--- Dataset content ---
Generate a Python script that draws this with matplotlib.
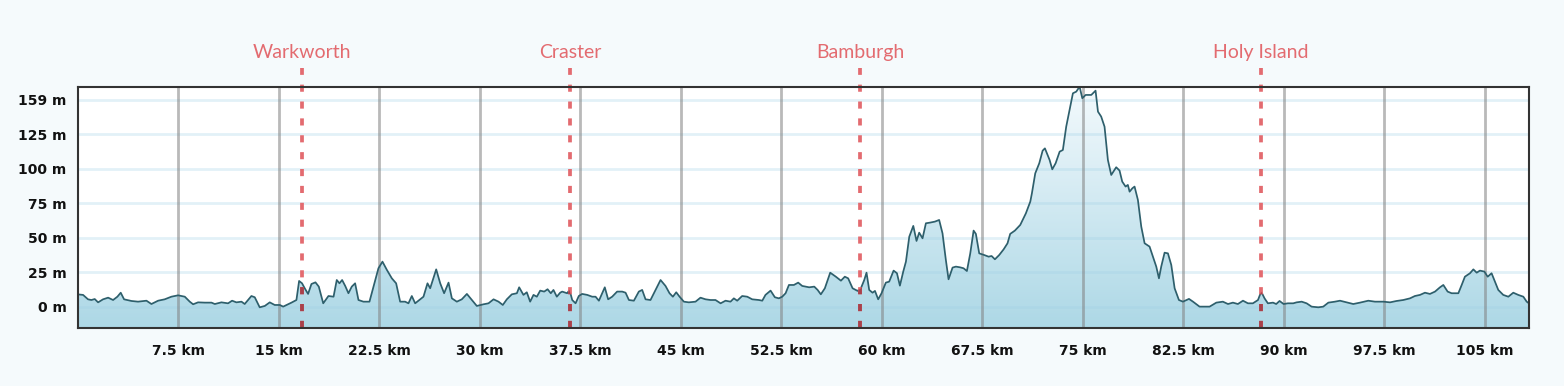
import matplotlib.pyplot as plt
import matplotlib.transforms as mtransforms
from matplotlib.colors import LinearSegmentedColormap
import numpy as np

# elevation profile (distance in km, height in m)
dist_km = [
    0.0, 0.41, 0.78, 1.03, 1.28, 1.53, 1.9, 2.28, 2.65, 2.97, 3.22, 3.47, 4.02, 4.51, 5.14, 5.51,
    6.01, 6.5, 7.0, 7.5, 8.0, 8.37, 8.62, 8.99, 9.49, 9.99, 10.24, 10.73, 11.23, 11.53, 11.85,
    12.23, 12.47, 12.72, 12.97, 13.22, 13.59, 13.97, 14.34, 14.71, 15.09, 15.34, 15.71, 15.96,
    16.33, 16.53, 16.75, 16.95, 17.2, 17.45, 17.75, 18.0, 18.33,
    18.72, 19.1, 19.34, 19.54, 19.74, 19.97, 20.21, 20.46, 20.71, 20.96, 21.33, 21.78, 22.08,
    22.45, 22.75, 23.08, 23.45, 23.77, 24.07, 24.44, 24.69, 24.94, 25.19, 25.56, 25.81, 26.11,
    26.31, 26.76, 27.06, 27.35, 27.68, 27.93, 28.3, 28.67, 29.05, 29.42, 29.79, 30.29, 30.66,
    31.04, 31.41, 31.73, 32.03, 32.4, 32.78, 32.95, 33.27, 33.52, 33.77, 34.02, 34.27, 34.52,
    34.82, 35.07, 35.31, 35.51, 35.76, 36.01,
    36.16, 36.53, 36.71, 36.91, 37.16, 37.4, 37.65, 38.03, 38.4, 38.65, 38.9, 39.15, 39.34,
    39.59, 39.89, 40.26, 40.64, 40.89, 41.14, 41.51, 41.88, 42.13, 42.38, 42.75, 43.13, 43.5,
    43.87, 44.17, 44.42, 44.67, 44.92, 45.24, 45.61, 46.11, 46.48, 46.86, 47.23, 47.6, 47.98,
    48.35, 48.72, 48.97, 49.22, 49.59, 49.97, 50.34, 50.84, 51.09, 51.33, 51.71, 52.03, 52.33,
    52.58, 52.83, 53.08, 53.45, 53.77, 54.07,
    54.59, 54.97, 55.22, 55.46, 55.76, 56.16, 56.58, 56.96, 57.25, 57.5, 57.83, 58.2, 58.45,
    58.7, 58.87, 59.07, 59.32, 59.5, 59.74, 59.99, 60.31, 60.56, 60.89, 61.14, 61.36, 61.61,
    61.81, 62.06, 62.36, 62.6, 62.8, 63.05, 63.3, 63.62, 63.97, 64.29, 64.54, 64.79, 64.99,
    65.29, 65.54, 65.84, 66.11, 66.36, 66.61, 66.86, 67.03, 67.28, 67.65, 67.98, 68.2, 68.45,
    68.77, 69.1, 69.39, 69.59, 69.94, 70.34, 70.76, 71.09, 71.21, 71.46, 71.76, 72.01, 72.18,
    72.53, 72.73, 72.98, 73.28, 73.52, 73.77, 74.02, 74.27, 74.52, 74.77, 74.97, 75.22, 75.64,
    75.96, 76.14, 76.38, 76.63, 76.88, 77.13, 77.5, 77.75, 77.95, 78.2, 78.37, 78.5, 78.7,
    78.87, 79.12, 79.37, 79.62, 79.99, 80.24, 80.49, 80.69, 80.86, 81.11, 81.36, 81.61, 81.86,
    82.18, 82.48, 82.93, 83.23, 83.72, 84.47, 84.97, 85.46, 85.84, 86.21, 86.58, 86.96, 87.33,
    87.7, 88.08, 88.32, 88.57, 88.82, 89.2, 89.44, 89.69, 89.99, 90.31,
    90.71, 90.96, 91.34, 91.71, 92.08, 92.58, 92.95, 93.33, 93.82, 94.2, 94.69, 95.19, 95.69,
    96.31, 96.81, 97.43, 97.93, 98.42, 98.92, 99.42, 99.79, 100.17, 100.54, 100.91, 101.29,
    101.66, 101.91, 102.23, 102.53, 103.03, 103.28, 103.52, 103.9, 104.15, 104.4, 104.64,
    104.97, 105.22, 105.51, 105.76, 106.01, 106.38, 106.76, 107.13, 107.5, 107.88, 108.13, 108.3,
]
elev_m = [
    8.9, 8.5, 5.3, 4.8, 5.5, 3.1, 5.3, 6.5, 4.8, 7.2, 10.1, 5.3, 4.1, 3.6, 4.3, 1.9,
    4.3, 5.3, 7.2, 8.2, 7.2, 3.6, 1.7, 3.1, 2.9, 2.9, 1.9, 3.1, 2.4, 4.3, 3.1,
    3.6, 1.9, 4.8, 7.7, 6.8, -0.5, 0.5, 3.1, 1.2, 1.2, 0.0, 1.7, 2.9,
    4.8, 18.6, 16.9, 13.3, 9.2, 16.4, 17.6, 14.5, 2.4,
    7.7, 7.2, 19.3, 16.9, 19.3, 15.0, 9.7, 14.5, 16.9, 4.8, 3.6, 3.6, 14.5,
    27.8, 32.6, 26.6, 20.5, 16.9, 3.6, 3.6, 2.4, 7.7, 2.4, 5.3, 7.2, 16.9,
    13.3, 27.0, 16.9, 9.7, 17.4, 6.0, 3.6, 5.3, 9.2, 4.8, 0.5, 1.7, 2.4,
    5.3, 3.6, 1.2, 5.3, 8.9, 9.7, 14.0, 8.5, 10.4, 3.6, 8.5, 7.2, 11.6,
    10.9, 12.6, 9.7, 12.1, 7.2, 10.1,
    10.9, 9.7, 12.1, 4.8, 2.4, 7.7, 9.2, 8.5, 7.2, 7.2, 4.3, 9.7, 14.0,
    5.3, 7.2, 10.9, 10.9, 10.1, 4.8, 4.3, 10.9, 12.1, 5.3, 4.8, 12.1, 19.3,
    15.0, 9.7, 7.2, 10.4, 7.2, 3.6, 3.1, 3.6, 6.5, 5.3, 4.8, 4.8, 2.4,
    4.3, 3.6, 6.0, 4.3, 7.7, 7.2, 5.3, 4.8, 4.3, 8.5, 11.6, 6.8, 6.0,
    7.2, 9.7, 15.7, 15.7, 17.4, 15.0,
    14.0, 14.5, 12.1, 8.9, 13.3, 24.6, 21.7, 18.8, 21.7, 20.5, 13.3, 11.4, 13.3,
    19.3, 24.6, 12.1, 10.1, 11.4, 5.3, 9.7, 17.4, 18.1, 26.1, 24.2, 15.2, 25.4,
    32.6, 50.7, 58.5, 47.6, 53.6, 49.5, 60.4, 60.9, 61.6, 62.8, 53.1, 33.8, 19.8,
    28.3, 29.0, 28.5, 27.8, 25.8, 38.6, 55.1, 52.7, 38.6, 37.4, 36.2, 36.7, 34.3,
    37.4, 41.5, 45.9, 52.7, 55.1, 59.2, 67.6, 76.1, 82.1, 96.6, 103.9, 113.0, 114.7,
    106.3, 99.5, 103.9, 112.3, 113.5, 130.4, 142.5, 154.6, 155.8, 159.4, 151.0, 153.4, 153.4,
    156.5, 141.3, 137.7, 130.4, 106.3, 95.4, 101.0, 98.6, 90.6, 87.0, 88.2, 83.3, 85.7,
    87.0, 77.3, 58.0, 45.9, 43.5, 36.2, 29.0, 20.5, 29.0, 39.1, 38.6, 30.2, 13.3,
    4.8, 3.6, 5.6, 3.6, 0.0, 0.0, 2.9, 3.6, 1.9, 2.9, 1.9, 4.3, 2.4,
    2.4, 4.8, 10.9, 6.0, 2.4, 2.9, 1.9, 4.1, 1.9, 2.4,
    2.4, 3.1, 3.6, 2.4, 0.0, -0.5, 0.0, 2.9, 3.6, 4.3, 3.1, 1.9, 2.9,
    4.3, 3.6, 3.6, 3.1, 4.1, 4.8, 6.0, 7.7, 8.5, 10.1, 9.2, 10.9,
    14.0, 15.7, 10.9, 9.7, 9.7, 15.7, 21.7, 24.2, 27.0, 24.6, 26.1,
    25.4, 21.7, 24.2, 18.1, 12.1, 8.5, 7.2, 10.1, 8.5, 7.2, 3.6, 2.4,
]

places = ["Warkworth", "Craster", "Bamburgh", "Holy Island"]
place_km = [16.78, 36.78, 58.4, 88.3]

x_ticks = [7.5, 15, 22.5, 30, 37.5, 45, 52.5, 60, 67.5, 75, 82.5, 90, 97.5, 105]
x_labels = ["7.5 km", "15 km", "22.5 km", "30 km", "37.5 km", "45 km", "52.5 km", "60 km",
            "67.5 km", "75 km", "82.5 km", "90 km", "97.5 km", "105 km"]
y_ticks = [0, 25, 50, 75, 100, 125, 150]
y_labels = ["0 m", "25 m", "50 m", "75 m", "100 m", "125 m", "159 m"]

x = np.array(dist_km)
y = np.array(elev_m)
y_lo, y_hi = -15.7, 159.4
x_hi = 108.3

fig = plt.figure(figsize=(15.64, 3.86), dpi=100, facecolor="#f5fafc")
ax = fig.add_axes([0.0496, 0.1495, 0.928, 0.626])
ax.set_facecolor("white")

# gradient fill under the profile
cmap = LinearSegmentedColormap.from_list("elev", ["#add8e6", "#f4fafd"])
grad = np.linspace(0, 1, 256).reshape(-1, 1)
img = ax.imshow(grad, cmap=cmap, origin="lower", aspect="auto",
                extent=[0, x_hi, y_lo, y_hi], zorder=1)
poly = ax.fill_between(x, y, y_lo, facecolor="none", edgecolor="none")
clip = poly.get_paths()[0]
img.set_clip_path(clip, transform=ax.transData)
ax.plot(x, y, color="#2e5f6c", lw=1.25, zorder=3)

# grid over the fill
for yt in y_ticks:
    ax.axhline(yt, color=(0.63, 0.82, 0.9), alpha=0.3, lw=2, zorder=2)
for xt in x_ticks:
    ax.axvline(xt, color="#808080", alpha=0.55, lw=2, zorder=2)

# place markers
trans = mtransforms.blended_transform_factory(ax.transData, ax.transAxes)
for name, km in zip(places, place_km):
    ax.plot([km, km], [0, 1.077], transform=trans, clip_on=False, color="#e36b70",
            lw=2.7, dashes=(1.9, 2.6), zorder=4)
    dark, = ax.plot([km, km], [0, 1.077], transform=trans, color="#a8414b",
                    lw=2.7, dashes=(1.9, 2.6), zorder=5)
    dark.set_clip_path(clip, transform=ax.transData)
    ax.text(km, 1.143, name, transform=trans, ha="center", va="center",
            fontsize=14, color="#e36b70", family="Lato")

ax.set_xlim(0, x_hi)
ax.set_ylim(y_lo, y_hi)
ax.set_xticks(x_ticks)
ax.set_xticklabels(x_labels)
ax.set_yticks(y_ticks)
ax.set_yticklabels(y_labels)
ax.tick_params(length=0, labelsize=10, labelcolor="#111111")
ax.tick_params(axis="x", pad=11)
ax.tick_params(axis="y", pad=8)
for lab in ax.get_xticklabels() + ax.get_yticklabels():
    lab.set_fontweight("bold")
for sp in ax.spines.values():
    sp.set_color("#333333")
    sp.set_linewidth(1.5)
    sp.set_zorder(6)

fig.savefig("out.png", dpi=100, facecolor=fig.get_facecolor())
---
Exercise goal:
From the top of the listing above, repeat each line exactly until you reach the line containing "import numpy as np", and repeat that one too. Leave the pictures out.

Problem solution:
Generate a Python script that draws this with matplotlib.
import matplotlib.pyplot as plt
import matplotlib.transforms as mtransforms
from matplotlib.colors import LinearSegmentedColormap
import numpy as np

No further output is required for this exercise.